__WHAT THE TASK REQUIRES__: Retype everything in the listing, leaving each line exactly as it is.

----

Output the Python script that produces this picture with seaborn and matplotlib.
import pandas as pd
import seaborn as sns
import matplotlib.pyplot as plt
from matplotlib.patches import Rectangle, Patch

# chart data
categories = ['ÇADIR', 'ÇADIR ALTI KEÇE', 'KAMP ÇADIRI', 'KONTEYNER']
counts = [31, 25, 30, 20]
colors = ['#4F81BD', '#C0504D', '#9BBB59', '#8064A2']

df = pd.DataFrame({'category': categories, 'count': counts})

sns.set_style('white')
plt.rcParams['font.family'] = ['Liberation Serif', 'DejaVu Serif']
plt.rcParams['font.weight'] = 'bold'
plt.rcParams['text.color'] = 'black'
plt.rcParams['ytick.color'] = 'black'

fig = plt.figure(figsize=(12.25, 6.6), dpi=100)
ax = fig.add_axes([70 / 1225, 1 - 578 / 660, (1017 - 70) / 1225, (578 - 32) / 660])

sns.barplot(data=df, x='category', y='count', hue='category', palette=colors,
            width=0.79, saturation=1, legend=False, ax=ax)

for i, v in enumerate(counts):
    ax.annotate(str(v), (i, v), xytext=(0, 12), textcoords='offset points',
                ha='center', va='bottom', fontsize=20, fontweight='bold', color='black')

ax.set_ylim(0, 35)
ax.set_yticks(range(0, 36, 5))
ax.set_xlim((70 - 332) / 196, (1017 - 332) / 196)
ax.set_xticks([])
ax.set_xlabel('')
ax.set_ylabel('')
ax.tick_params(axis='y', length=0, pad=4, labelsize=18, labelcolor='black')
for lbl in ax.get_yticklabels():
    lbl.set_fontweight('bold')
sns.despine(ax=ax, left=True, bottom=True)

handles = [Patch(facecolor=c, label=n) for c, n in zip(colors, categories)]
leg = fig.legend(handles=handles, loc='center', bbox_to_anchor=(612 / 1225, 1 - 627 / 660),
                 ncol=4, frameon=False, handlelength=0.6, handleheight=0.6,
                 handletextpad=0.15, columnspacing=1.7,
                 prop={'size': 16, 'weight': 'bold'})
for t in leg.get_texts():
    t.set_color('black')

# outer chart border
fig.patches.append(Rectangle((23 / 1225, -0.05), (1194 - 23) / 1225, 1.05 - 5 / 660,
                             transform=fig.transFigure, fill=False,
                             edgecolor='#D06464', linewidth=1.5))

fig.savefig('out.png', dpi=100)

----

__THE OUTPUT__:
Output the Python script that produces this picture with seaborn and matplotlib.
import pandas as pd
import seaborn as sns
import matplotlib.pyplot as plt
from matplotlib.patches import Rectangle, Patch

# chart data
categories = ['ÇADIR', 'ÇADIR ALTI KEÇE', 'KAMP ÇADIRI', 'KONTEYNER']
counts = [31, 25, 30, 20]
colors = ['#4F81BD', '#C0504D', '#9BBB59', '#8064A2']

df = pd.DataFrame({'category': categories, 'count': counts})

sns.set_style('white')
plt.rcParams['font.family'] = ['Liberation Serif', 'DejaVu Serif']
plt.rcParams['font.weight'] = 'bold'
plt.rcParams['text.color'] = 'black'
plt.rcParams['ytick.color'] = 'black'

fig = plt.figure(figsize=(12.25, 6.6), dpi=100)
ax = fig.add_axes([70 / 1225, 1 - 578 / 660, (1017 - 70) / 1225, (578 - 32) / 660])

sns.barplot(data=df, x='category', y='count', hue='category', palette=colors,
            width=0.79, saturation=1, legend=False, ax=ax)

for i, v in enumerate(counts):
    ax.annotate(str(v), (i, v), xytext=(0, 12), textcoords='offset points',
                ha='center', va='bottom', fontsize=20, fontweight='bold', color='black')

ax.set_ylim(0, 35)
ax.set_yticks(range(0, 36, 5))
ax.set_xlim((70 - 332) / 196, (1017 - 332) / 196)
ax.set_xticks([])
ax.set_xlabel('')
ax.set_ylabel('')
ax.tick_params(axis='y', length=0, pad=4, labelsize=18, labelcolor='black')
for lbl in ax.get_yticklabels():
    lbl.set_fontweight('bold')
sns.despine(ax=ax, left=True, bottom=True)

handles = [Patch(facecolor=c, label=n) for c, n in zip(colors, categories)]
leg = fig.legend(handles=handles, loc='center', bbox_to_anchor=(612 / 1225, 1 - 627 / 660),
                 ncol=4, frameon=False, handlelength=0.6, handleheight=0.6,
                 handletextpad=0.15, columnspacing=1.7,
                 prop={'size': 16, 'weight': 'bold'})
for t in leg.get_texts():
    t.set_color('black')

# outer chart border
fig.patches.append(Rectangle((23 / 1225, -0.05), (1194 - 23) / 1225, 1.05 - 5 / 660,
                             transform=fig.transFigure, fill=False,
                             edgecolor='#D06464', linewidth=1.5))

fig.savefig('out.png', dpi=100)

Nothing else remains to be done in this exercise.